#### Task requirements:
Reproduce the lines below exactly, from the one containing "Clone this chart in Plotly.js." through the one containing "9]); trapmf(x, [3", both included. Leave out any pictures.

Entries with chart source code
# # #

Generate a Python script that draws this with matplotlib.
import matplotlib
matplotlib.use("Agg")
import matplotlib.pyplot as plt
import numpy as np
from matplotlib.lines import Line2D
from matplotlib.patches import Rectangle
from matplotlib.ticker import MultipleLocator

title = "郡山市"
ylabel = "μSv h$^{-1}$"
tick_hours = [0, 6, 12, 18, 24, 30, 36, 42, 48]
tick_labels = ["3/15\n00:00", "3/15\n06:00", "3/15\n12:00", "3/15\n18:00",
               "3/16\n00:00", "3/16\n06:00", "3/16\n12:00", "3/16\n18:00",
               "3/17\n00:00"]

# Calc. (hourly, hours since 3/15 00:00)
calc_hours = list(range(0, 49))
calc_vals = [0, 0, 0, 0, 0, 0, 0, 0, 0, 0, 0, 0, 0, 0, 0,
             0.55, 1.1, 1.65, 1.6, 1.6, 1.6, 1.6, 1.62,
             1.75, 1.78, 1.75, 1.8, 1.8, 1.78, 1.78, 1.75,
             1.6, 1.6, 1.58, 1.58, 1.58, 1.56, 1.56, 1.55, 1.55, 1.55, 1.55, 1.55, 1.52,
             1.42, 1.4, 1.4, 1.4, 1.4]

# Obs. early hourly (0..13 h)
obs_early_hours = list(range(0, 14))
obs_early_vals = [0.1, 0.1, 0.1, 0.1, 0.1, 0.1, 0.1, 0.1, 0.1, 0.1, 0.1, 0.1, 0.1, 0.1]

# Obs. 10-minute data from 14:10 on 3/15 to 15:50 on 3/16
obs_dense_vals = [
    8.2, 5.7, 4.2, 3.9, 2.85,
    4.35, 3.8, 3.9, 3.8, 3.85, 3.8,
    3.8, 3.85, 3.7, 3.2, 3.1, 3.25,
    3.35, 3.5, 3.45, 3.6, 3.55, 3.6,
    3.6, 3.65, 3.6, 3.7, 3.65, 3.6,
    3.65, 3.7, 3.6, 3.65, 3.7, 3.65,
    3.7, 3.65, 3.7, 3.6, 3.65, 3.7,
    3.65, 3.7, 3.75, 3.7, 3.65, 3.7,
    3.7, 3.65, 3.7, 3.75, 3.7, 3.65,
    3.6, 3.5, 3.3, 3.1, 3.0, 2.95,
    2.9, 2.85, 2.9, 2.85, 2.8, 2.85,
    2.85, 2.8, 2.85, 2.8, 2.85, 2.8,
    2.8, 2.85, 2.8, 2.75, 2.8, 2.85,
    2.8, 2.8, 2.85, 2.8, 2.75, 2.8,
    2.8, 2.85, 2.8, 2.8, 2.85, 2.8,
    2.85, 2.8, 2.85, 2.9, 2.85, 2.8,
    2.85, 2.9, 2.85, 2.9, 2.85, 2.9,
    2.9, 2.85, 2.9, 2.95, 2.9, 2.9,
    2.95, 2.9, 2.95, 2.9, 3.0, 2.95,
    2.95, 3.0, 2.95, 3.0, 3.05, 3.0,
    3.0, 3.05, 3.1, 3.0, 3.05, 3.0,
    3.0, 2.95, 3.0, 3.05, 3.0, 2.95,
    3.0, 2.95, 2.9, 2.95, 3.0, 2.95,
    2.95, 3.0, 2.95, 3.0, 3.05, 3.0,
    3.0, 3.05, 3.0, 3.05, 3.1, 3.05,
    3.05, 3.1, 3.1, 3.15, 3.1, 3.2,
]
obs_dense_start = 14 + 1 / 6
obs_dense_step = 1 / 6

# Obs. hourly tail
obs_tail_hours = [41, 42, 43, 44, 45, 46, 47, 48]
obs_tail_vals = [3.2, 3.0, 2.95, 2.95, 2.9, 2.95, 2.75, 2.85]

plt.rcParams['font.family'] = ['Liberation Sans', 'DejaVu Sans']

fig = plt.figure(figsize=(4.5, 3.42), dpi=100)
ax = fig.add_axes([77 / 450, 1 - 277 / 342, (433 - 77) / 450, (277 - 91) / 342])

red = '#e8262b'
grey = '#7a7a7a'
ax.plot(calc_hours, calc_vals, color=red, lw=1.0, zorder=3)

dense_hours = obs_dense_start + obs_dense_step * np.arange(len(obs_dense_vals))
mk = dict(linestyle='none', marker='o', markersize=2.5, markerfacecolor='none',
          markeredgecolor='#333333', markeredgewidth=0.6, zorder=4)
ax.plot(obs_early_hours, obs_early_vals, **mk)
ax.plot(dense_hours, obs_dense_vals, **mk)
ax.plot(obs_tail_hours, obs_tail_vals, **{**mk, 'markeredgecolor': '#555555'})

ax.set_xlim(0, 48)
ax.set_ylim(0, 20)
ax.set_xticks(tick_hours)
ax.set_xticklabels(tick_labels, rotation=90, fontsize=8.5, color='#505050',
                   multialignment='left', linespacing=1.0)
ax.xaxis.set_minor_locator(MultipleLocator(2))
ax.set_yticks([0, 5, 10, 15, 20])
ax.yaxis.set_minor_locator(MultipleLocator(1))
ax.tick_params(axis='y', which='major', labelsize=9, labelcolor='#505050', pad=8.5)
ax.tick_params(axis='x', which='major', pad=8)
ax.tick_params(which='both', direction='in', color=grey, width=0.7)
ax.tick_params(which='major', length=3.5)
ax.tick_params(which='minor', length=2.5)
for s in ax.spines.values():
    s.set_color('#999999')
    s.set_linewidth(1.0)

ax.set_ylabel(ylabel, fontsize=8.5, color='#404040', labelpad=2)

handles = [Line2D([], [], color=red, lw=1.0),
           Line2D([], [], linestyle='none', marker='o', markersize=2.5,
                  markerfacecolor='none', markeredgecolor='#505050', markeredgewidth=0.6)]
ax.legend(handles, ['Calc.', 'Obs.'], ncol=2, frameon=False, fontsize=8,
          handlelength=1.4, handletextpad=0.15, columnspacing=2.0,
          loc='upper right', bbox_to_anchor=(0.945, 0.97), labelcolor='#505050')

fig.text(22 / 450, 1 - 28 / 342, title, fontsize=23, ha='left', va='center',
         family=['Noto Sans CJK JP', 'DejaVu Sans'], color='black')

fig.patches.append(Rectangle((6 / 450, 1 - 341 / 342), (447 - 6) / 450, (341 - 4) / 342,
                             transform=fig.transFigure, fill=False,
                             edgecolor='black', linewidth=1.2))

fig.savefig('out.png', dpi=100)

# # #

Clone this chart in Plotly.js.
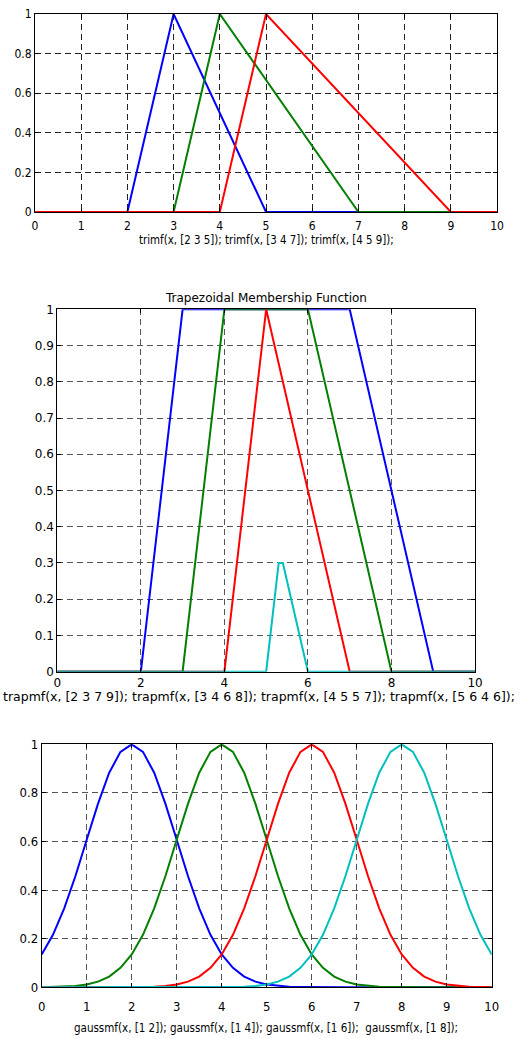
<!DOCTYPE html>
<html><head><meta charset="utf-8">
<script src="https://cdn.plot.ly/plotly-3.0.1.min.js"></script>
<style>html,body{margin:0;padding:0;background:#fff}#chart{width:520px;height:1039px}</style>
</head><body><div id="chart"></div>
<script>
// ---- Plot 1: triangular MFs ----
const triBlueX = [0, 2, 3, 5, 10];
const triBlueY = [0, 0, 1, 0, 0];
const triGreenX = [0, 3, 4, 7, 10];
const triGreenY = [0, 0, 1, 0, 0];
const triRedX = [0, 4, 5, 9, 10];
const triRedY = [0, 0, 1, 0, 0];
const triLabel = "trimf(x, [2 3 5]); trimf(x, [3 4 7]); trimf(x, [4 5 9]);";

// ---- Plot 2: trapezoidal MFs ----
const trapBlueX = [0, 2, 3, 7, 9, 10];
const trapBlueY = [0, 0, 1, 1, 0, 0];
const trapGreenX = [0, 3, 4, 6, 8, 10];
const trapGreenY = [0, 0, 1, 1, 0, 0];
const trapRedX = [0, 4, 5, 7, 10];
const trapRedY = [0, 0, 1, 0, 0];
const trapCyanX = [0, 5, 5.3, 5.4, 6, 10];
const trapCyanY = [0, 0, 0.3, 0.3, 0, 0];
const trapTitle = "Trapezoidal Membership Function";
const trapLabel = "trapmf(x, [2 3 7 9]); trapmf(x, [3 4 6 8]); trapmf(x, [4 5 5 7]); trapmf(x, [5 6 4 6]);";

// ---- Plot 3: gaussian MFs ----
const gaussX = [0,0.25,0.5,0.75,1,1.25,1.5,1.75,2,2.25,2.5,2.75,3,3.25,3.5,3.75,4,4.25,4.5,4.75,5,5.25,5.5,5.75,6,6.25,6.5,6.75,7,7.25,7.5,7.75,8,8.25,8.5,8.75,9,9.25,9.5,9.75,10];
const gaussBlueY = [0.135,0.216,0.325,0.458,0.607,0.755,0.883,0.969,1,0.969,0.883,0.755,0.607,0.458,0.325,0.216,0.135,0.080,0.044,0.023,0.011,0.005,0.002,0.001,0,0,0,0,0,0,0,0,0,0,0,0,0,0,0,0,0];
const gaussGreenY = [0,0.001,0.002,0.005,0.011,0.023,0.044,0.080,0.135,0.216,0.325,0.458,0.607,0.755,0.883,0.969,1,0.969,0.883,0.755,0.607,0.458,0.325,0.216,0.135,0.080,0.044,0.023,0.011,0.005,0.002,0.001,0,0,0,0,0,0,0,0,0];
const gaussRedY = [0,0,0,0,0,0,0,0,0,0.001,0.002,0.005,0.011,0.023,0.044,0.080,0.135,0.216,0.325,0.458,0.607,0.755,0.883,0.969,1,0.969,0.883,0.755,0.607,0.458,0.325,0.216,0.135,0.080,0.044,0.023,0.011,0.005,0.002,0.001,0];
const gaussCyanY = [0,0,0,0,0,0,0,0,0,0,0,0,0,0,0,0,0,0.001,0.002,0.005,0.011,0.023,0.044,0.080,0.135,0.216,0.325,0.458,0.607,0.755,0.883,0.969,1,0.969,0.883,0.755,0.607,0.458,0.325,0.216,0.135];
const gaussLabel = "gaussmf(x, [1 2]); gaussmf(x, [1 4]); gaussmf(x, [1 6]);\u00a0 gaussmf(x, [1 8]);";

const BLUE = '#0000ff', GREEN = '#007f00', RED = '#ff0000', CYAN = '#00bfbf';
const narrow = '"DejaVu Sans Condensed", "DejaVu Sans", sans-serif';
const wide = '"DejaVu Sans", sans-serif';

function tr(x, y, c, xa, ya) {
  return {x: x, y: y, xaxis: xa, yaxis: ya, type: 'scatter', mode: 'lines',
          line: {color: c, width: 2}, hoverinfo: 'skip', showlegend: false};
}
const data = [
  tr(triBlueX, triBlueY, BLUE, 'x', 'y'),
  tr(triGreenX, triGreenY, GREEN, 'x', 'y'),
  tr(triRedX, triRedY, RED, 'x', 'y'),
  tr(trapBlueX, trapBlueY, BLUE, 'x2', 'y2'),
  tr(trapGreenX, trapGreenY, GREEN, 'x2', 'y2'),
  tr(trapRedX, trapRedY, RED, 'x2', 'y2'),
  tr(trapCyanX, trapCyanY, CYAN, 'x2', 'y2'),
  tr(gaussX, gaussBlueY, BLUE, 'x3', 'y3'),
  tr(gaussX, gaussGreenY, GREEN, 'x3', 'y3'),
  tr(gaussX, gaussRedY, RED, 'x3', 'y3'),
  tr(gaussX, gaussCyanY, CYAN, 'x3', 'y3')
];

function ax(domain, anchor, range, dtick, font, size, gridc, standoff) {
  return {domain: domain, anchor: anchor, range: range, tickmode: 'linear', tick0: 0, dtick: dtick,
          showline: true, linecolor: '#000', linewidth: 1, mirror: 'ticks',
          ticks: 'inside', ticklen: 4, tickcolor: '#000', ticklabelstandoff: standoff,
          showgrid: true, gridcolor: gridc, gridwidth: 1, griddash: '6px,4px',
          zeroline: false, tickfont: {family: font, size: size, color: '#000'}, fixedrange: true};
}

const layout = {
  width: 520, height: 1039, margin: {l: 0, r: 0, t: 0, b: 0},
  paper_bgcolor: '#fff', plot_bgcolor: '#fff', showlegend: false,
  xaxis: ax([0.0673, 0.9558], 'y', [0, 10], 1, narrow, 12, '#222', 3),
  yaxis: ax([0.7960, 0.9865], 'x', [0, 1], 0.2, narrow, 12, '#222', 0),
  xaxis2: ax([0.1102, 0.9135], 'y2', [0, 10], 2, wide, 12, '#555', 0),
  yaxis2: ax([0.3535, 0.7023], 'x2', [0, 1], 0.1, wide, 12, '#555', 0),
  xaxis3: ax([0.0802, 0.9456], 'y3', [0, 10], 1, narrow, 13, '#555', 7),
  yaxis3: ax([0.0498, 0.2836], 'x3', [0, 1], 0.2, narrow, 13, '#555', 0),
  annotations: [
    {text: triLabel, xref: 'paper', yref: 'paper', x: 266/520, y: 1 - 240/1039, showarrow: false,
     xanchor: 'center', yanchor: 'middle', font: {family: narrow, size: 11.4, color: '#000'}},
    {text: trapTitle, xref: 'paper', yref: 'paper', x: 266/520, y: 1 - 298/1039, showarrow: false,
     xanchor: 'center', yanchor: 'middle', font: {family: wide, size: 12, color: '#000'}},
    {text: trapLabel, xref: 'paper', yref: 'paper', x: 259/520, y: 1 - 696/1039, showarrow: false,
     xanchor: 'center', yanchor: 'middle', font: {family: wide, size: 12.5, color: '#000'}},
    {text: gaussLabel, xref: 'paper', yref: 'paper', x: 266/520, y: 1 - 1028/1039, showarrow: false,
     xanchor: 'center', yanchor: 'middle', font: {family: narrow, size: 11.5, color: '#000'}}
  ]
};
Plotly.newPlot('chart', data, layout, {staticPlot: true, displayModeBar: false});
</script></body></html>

# # #

#### Expected output:
Clone this chart in Plotly.js.
<!DOCTYPE html>
<html><head><meta charset="utf-8">
<script src="https://cdn.plot.ly/plotly-3.0.1.min.js"></script>
<style>html,body{margin:0;padding:0;background:#fff}#chart{width:520px;height:1039px}</style>
</head><body><div id="chart"></div>
<script>
// ---- Plot 1: triangular MFs ----
const triBlueX = [0, 2, 3, 5, 10];
const triBlueY = [0, 0, 1, 0, 0];
const triGreenX = [0, 3, 4, 7, 10];
const triGreenY = [0, 0, 1, 0, 0];
const triRedX = [0, 4, 5, 9, 10];
const triRedY = [0, 0, 1, 0, 0];
const triLabel = "trimf(x, [2 3 5]); trimf(x, [3 4 7]); trimf(x, [4 5 9]);";

// ---- Plot 2: trapezoidal MFs ----
const trapBlueX = [0, 2, 3, 7, 9, 10];
const trapBlueY = [0, 0, 1, 1, 0, 0];
const trapGreenX = [0, 3, 4, 6, 8, 10];
const trapGreenY = [0, 0, 1, 1, 0, 0];
const trapRedX = [0, 4, 5, 7, 10];
const trapRedY = [0, 0, 1, 0, 0];
const trapCyanX = [0, 5, 5.3, 5.4, 6, 10];
const trapCyanY = [0, 0, 0.3, 0.3, 0, 0];
const trapTitle = "Trapezoidal Membership Function";
const trapLabel = "trapmf(x, [2 3 7 9]); trapmf(x, [3 4 6 8]); trapmf(x, [4 5 5 7]); trapmf(x, [5 6 4 6]);";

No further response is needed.